I don’t understand the rampant over-commercialization of Valentine’s. I curse the high heavens for creating this holiday designed to exploit the need of women to feel wanted. Which in turn activates their PMS claws and in turn forces their poor, poor boyfriends to spend extravagant amounts of money. And if you’re single and you see all these people carrying flowers, stuffed animals, heart-shaped pillows and latex dildos around, you’d feel a bit left out.

Here’s a secret: instead of setting aside one day for that warm fuzzy feeling of love, wherein you lose your life savings in a day of bliss followed by two weeks of bankrupt misery, why not spread out the effort you exert for the other 364 days of the year? Make an effort everyday. It’ll make you a lot happier. And it’s more practical.

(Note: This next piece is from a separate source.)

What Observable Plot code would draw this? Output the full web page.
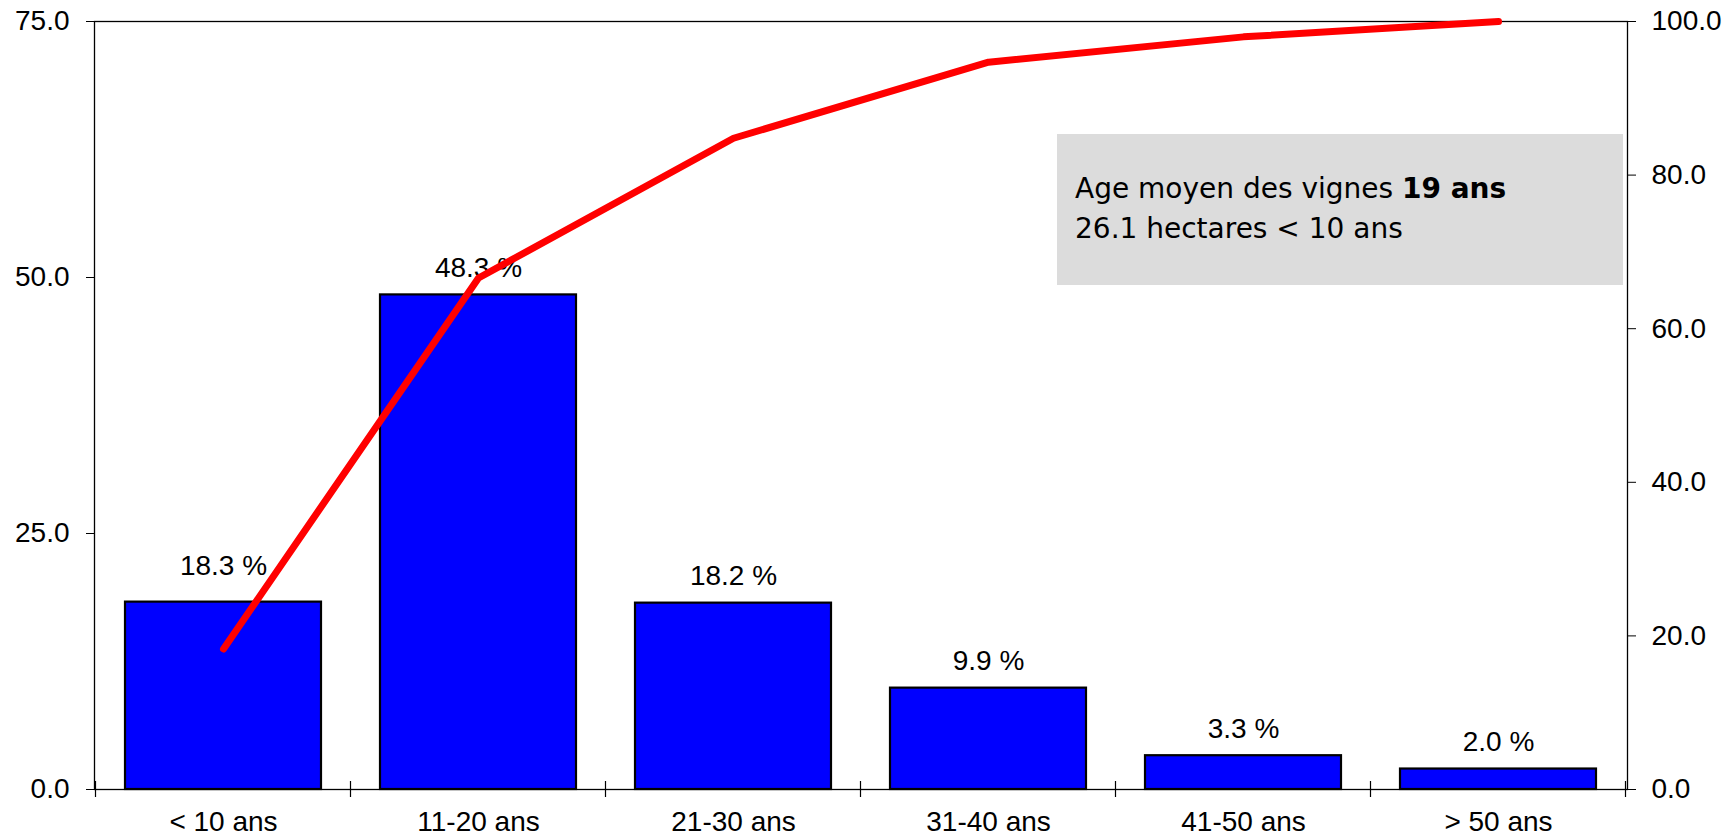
<!DOCTYPE html>
<html>
<head>
<meta charset="utf-8">
<script src="https://cdn.jsdelivr.net/npm/d3@7"></script>
<script src="https://cdn.jsdelivr.net/npm/@observablehq/plot@0.6"></script>
<style>
  html, body { margin: 0; padding: 0; background: #fff; }
  #wrap { position: relative; width: 1735px; height: 837px; overflow: hidden; }
  #note {
    position: absolute; left: 1057px; top: 134px; width: 566px; height: 151px;
    background: #dcdcdc; box-sizing: border-box; padding: 35px 0 0 18px;
    font-family: "DejaVu Sans", sans-serif; font-size: 28px; line-height: 40px; color: #000;
  }
</style>
</head>
<body>
<div id="wrap"></div>
<script>
const categories = ["< 10 ans", "11-20 ans", "21-30 ans", "31-40 ans", "41-50 ans", "> 50 ans"];
const shares = [18.3, 48.3, 18.2, 9.9, 3.3, 2.0];
const cumulative = [18.3, 66.6, 84.8, 94.7, 98.0, 100.0];
const leftTicks = [0, 25, 50, 75];
const rightTicks = [0, 20, 40, 60, 80, 100];
const leftMax = 75;
const rightMax = 100;
const noteLine1 = "Age moyen des vignes ";
const noteBold = "19 ans";
const noteLine2 = "26.1 hectares < 10 ans";

const toLeft = v => v * leftMax / rightMax;
const rows = categories.map((c, i) => ({i, cat: c, share: shares[i], cum: toLeft(cumulative[i])}));
const label = d => d.share.toFixed(1) + " %";

const chart = Plot.plot({
  width: 1735,
  height: 837,
  marginLeft: 94,
  marginRight: 108,
  marginTop: 21,
  marginBottom: 48,
  style: {fontFamily: "'Liberation Sans', Arial, sans-serif", fontSize: "28px", color: "#000", background: "#fff"},
  x: {domain: categories, paddingInner: 0.23, paddingOuter: 0.115, label: null},
  y: {domain: [0, leftMax], label: null},
  marks: [
    Plot.barY(rows, {x: "cat", y: "share", fill: "#0000ff", stroke: "#000", strokeWidth: 2.2}),
    Plot.text(rows.filter(d => d.i === 0), {x: "cat", y: "share", text: label, dy: -36, fontSize: 28, fill: "#000"}),
    Plot.text(rows.filter(d => d.i !== 0), {x: "cat", y: "share", text: label, dy: -27, fontSize: 28, fill: "#000"}),
    Plot.frame({stroke: "#000", strokeWidth: 1.3}),
    Plot.line(rows, {x: "cat", y: "cum", stroke: "#ff0000", strokeWidth: 7, strokeLinecap: "round", strokeLinejoin: "round"}),
    Plot.axisY({ticks: leftTicks, tickFormat: d => d.toFixed(1), tickSize: 8, tickPadding: 17, fontSize: 28, anchor: "left", label: null}),
    Plot.axisY({ticks: rightTicks.map(toLeft), tickFormat: d => (d * rightMax / leftMax).toFixed(1), tickSize: 8, tickPadding: 16, fontSize: 28, anchor: "right", label: null}),
    Plot.axisX({tickSize: 0, tickPadding: 22, fontSize: 28, label: null})
  ]
});

document.getElementById("wrap").appendChild(chart);

// category boundary ticks on the x axis, from the band scale
const xs = chart.scale("x");
const ys = chart.scale("y");
const y0 = ys.apply(0);
const svg = d3.select(chart);
const bounds = categories.map(c => xs.apply(c) + xs.bandwidth / 2 - xs.step / 2);
bounds.push(xs.apply(categories[categories.length - 1]) + xs.bandwidth / 2 + xs.step / 2);
svg.append("g").selectAll("line").data(bounds).join("line")
  .attr("x1", d => d).attr("x2", d => d)
  .attr("y1", y0 - 8).attr("y2", y0 + 8)
  .attr("stroke", "#000").attr("stroke-width", 1.2);

const note = document.createElement("div");
note.id = "note";
note.innerHTML = noteLine1 + "<b>" + noteBold + "</b><br>" + noteLine2.replace("<", "&lt;");
document.getElementById("wrap").appendChild(note);
</script>
</body>
</html>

But if you’re single, you can just lock yourself in a room, hang a sock at your doorknob, break out a tube of lube, put in a DVD of Maria Ozawa, and cry as you fap away your miserable experience. Or you can just drink with your best buddies and wake up realizing that you were so smashed that you ended up doing an all night all male orgy or something.

What do you think of Valentine’s Day?

In case the mushiness in this blog entry has turned you off, the following profanity has been included to cleanse your brain of the mush: SUCK A CAMEL’S HAIRY SALTY FUCKING BALLS.